:: Excerpted records

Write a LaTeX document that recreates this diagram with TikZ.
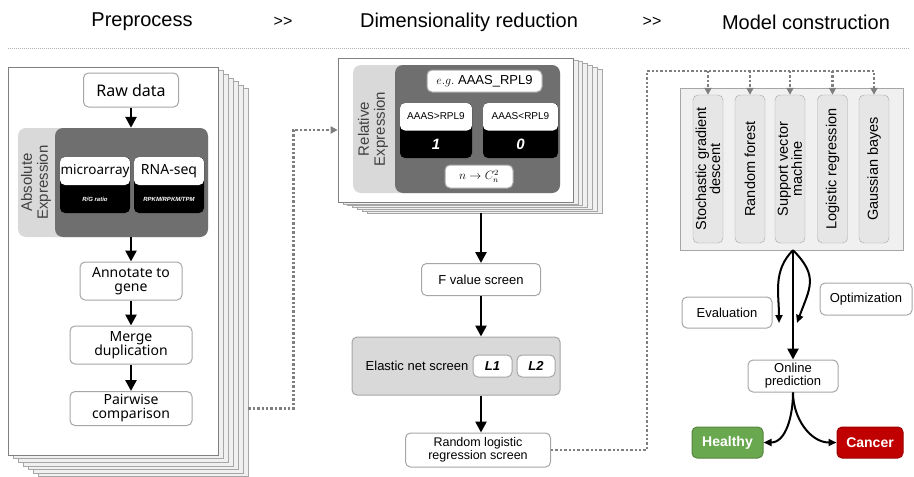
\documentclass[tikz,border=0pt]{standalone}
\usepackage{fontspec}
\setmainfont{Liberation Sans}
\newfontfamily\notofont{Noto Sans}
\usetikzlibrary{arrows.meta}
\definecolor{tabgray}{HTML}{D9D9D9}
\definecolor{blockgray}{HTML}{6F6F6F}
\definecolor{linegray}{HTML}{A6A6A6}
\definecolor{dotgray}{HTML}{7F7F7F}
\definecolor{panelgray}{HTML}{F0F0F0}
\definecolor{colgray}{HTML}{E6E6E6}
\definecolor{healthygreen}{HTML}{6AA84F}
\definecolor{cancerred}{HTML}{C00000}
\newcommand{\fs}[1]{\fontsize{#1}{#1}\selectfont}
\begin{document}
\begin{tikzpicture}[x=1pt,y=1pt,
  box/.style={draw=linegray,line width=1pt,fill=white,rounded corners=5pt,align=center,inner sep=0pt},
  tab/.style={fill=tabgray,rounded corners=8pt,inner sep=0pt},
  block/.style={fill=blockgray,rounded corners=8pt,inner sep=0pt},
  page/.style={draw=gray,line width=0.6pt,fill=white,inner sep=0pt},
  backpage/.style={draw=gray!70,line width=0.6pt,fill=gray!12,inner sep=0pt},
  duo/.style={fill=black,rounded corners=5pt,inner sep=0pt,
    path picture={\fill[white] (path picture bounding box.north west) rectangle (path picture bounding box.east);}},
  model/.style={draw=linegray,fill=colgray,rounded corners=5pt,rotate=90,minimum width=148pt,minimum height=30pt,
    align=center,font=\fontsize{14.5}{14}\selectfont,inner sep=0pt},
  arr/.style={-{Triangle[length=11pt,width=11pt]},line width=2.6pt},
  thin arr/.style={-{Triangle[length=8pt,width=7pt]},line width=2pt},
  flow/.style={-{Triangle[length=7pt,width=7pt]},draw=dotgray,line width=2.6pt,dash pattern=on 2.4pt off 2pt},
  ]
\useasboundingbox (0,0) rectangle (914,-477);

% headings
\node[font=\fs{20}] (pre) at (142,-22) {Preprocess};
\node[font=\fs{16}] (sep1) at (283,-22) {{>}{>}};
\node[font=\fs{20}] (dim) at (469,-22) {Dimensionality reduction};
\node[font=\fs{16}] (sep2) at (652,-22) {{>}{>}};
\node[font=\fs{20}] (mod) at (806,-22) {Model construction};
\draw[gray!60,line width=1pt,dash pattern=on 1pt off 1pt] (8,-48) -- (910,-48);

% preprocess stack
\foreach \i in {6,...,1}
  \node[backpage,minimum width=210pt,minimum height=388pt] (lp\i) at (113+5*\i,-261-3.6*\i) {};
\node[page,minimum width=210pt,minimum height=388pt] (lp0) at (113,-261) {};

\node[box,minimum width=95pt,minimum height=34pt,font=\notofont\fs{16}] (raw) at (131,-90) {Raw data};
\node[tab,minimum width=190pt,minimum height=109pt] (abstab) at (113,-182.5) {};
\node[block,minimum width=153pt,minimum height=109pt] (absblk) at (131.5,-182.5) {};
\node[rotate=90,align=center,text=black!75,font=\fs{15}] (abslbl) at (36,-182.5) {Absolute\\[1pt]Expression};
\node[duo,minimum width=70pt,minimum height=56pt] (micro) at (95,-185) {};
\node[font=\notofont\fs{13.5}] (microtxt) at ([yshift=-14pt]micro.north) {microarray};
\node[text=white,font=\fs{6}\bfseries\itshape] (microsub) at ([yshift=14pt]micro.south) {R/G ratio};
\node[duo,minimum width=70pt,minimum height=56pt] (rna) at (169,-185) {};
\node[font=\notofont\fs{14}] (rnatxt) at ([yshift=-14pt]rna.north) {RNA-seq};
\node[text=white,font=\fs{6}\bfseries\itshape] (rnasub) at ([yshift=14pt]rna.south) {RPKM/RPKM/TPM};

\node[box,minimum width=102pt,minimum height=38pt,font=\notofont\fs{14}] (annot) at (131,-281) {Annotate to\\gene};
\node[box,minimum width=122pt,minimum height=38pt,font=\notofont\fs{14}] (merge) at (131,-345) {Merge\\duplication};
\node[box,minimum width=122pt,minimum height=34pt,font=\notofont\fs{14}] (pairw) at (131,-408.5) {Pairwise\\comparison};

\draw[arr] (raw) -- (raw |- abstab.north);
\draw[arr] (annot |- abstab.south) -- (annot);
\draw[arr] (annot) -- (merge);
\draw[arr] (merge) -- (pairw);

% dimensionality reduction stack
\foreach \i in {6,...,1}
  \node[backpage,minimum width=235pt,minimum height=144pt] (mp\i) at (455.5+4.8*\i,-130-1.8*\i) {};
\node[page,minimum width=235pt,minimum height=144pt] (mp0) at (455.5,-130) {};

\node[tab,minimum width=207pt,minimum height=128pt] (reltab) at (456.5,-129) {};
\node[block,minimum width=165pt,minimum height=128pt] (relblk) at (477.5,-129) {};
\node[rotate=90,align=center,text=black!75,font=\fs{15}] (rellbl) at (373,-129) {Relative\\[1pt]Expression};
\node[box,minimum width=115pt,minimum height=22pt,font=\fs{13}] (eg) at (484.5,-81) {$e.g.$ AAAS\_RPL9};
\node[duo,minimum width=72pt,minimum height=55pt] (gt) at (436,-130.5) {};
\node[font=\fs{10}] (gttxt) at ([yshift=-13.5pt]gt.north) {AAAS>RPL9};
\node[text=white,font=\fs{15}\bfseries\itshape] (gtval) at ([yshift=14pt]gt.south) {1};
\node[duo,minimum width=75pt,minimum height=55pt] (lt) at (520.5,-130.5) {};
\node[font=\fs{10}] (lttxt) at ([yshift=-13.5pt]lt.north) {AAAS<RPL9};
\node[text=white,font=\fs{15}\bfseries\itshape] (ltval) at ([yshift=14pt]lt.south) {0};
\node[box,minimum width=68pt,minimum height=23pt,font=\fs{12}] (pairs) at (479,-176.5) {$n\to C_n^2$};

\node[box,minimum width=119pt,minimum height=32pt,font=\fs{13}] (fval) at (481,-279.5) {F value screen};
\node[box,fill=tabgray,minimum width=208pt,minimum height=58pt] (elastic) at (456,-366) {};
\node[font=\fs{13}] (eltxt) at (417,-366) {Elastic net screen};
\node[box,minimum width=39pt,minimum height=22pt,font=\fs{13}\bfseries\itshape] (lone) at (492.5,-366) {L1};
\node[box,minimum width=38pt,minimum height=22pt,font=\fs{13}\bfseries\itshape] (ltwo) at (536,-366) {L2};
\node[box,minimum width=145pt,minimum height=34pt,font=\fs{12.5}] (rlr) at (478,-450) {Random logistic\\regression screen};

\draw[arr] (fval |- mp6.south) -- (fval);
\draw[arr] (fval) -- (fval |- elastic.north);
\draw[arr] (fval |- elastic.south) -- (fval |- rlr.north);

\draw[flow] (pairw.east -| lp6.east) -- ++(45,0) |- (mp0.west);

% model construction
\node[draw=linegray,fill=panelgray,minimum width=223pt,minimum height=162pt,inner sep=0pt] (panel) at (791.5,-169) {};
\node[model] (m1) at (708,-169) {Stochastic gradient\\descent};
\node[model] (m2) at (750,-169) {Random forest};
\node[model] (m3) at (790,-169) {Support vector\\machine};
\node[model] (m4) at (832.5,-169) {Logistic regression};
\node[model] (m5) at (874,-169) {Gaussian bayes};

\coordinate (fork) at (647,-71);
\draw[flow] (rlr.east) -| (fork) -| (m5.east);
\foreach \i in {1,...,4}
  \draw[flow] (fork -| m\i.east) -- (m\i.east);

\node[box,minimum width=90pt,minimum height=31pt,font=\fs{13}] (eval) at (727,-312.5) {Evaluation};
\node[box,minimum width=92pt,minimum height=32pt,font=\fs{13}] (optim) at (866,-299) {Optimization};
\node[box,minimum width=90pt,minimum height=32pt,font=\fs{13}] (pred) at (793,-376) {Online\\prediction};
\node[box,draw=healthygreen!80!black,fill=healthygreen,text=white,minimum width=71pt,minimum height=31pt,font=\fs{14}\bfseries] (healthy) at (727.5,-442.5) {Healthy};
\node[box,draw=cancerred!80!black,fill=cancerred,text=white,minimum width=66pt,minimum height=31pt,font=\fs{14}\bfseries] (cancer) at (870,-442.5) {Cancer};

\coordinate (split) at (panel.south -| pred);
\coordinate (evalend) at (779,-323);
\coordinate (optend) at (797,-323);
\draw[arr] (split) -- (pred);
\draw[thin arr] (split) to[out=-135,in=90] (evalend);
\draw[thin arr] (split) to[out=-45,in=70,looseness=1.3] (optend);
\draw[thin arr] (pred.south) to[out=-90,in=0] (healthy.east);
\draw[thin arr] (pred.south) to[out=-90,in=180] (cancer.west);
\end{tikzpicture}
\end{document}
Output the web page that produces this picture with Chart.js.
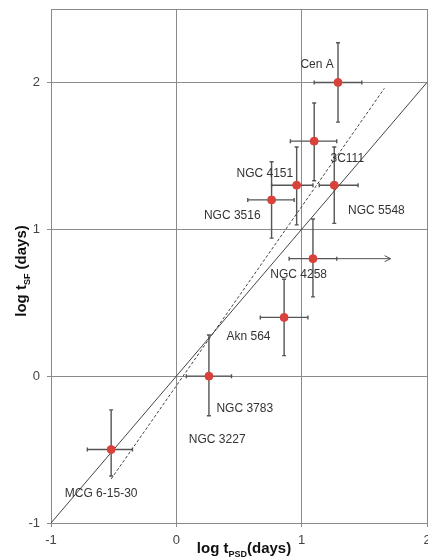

::::

**Aim:** Omit the pictures, then repeat exactly each line from the beginning of the listing through the line with "(8,-48) -- (910,-48);".

**Reply:**
Write a LaTeX document that recreates this diagram with TikZ.
\documentclass[tikz,border=0pt]{standalone}
\usepackage{fontspec}
\setmainfont{Liberation Sans}
\newfontfamily\notofont{Noto Sans}
\usetikzlibrary{arrows.meta}
\definecolor{tabgray}{HTML}{D9D9D9}
\definecolor{blockgray}{HTML}{6F6F6F}
\definecolor{linegray}{HTML}{A6A6A6}
\definecolor{dotgray}{HTML}{7F7F7F}
\definecolor{panelgray}{HTML}{F0F0F0}
\definecolor{colgray}{HTML}{E6E6E6}
\definecolor{healthygreen}{HTML}{6AA84F}
\definecolor{cancerred}{HTML}{C00000}
\newcommand{\fs}[1]{\fontsize{#1}{#1}\selectfont}
\begin{document}
\begin{tikzpicture}[x=1pt,y=1pt,
  box/.style={draw=linegray,line width=1pt,fill=white,rounded corners=5pt,align=center,inner sep=0pt},
  tab/.style={fill=tabgray,rounded corners=8pt,inner sep=0pt},
  block/.style={fill=blockgray,rounded corners=8pt,inner sep=0pt},
  page/.style={draw=gray,line width=0.6pt,fill=white,inner sep=0pt},
  backpage/.style={draw=gray!70,line width=0.6pt,fill=gray!12,inner sep=0pt},
  duo/.style={fill=black,rounded corners=5pt,inner sep=0pt,
    path picture={\fill[white] (path picture bounding box.north west) rectangle (path picture bounding box.east);}},
  model/.style={draw=linegray,fill=colgray,rounded corners=5pt,rotate=90,minimum width=148pt,minimum height=30pt,
    align=center,font=\fontsize{14.5}{14}\selectfont,inner sep=0pt},
  arr/.style={-{Triangle[length=11pt,width=11pt]},line width=2.6pt},
  thin arr/.style={-{Triangle[length=8pt,width=7pt]},line width=2pt},
  flow/.style={-{Triangle[length=7pt,width=7pt]},draw=dotgray,line width=2.6pt,dash pattern=on 2.4pt off 2pt},
  ]
\useasboundingbox (0,0) rectangle (914,-477);

% headings
\node[font=\fs{20}] (pre) at (142,-22) {Preprocess};
\node[font=\fs{16}] (sep1) at (283,-22) {{>}{>}};
\node[font=\fs{20}] (dim) at (469,-22) {Dimensionality reduction};
\node[font=\fs{16}] (sep2) at (652,-22) {{>}{>}};
\node[font=\fs{20}] (mod) at (806,-22) {Model construction};
\draw[gray!60,line width=1pt,dash pattern=on 1pt off 1pt] (8,-48) -- (910,-48);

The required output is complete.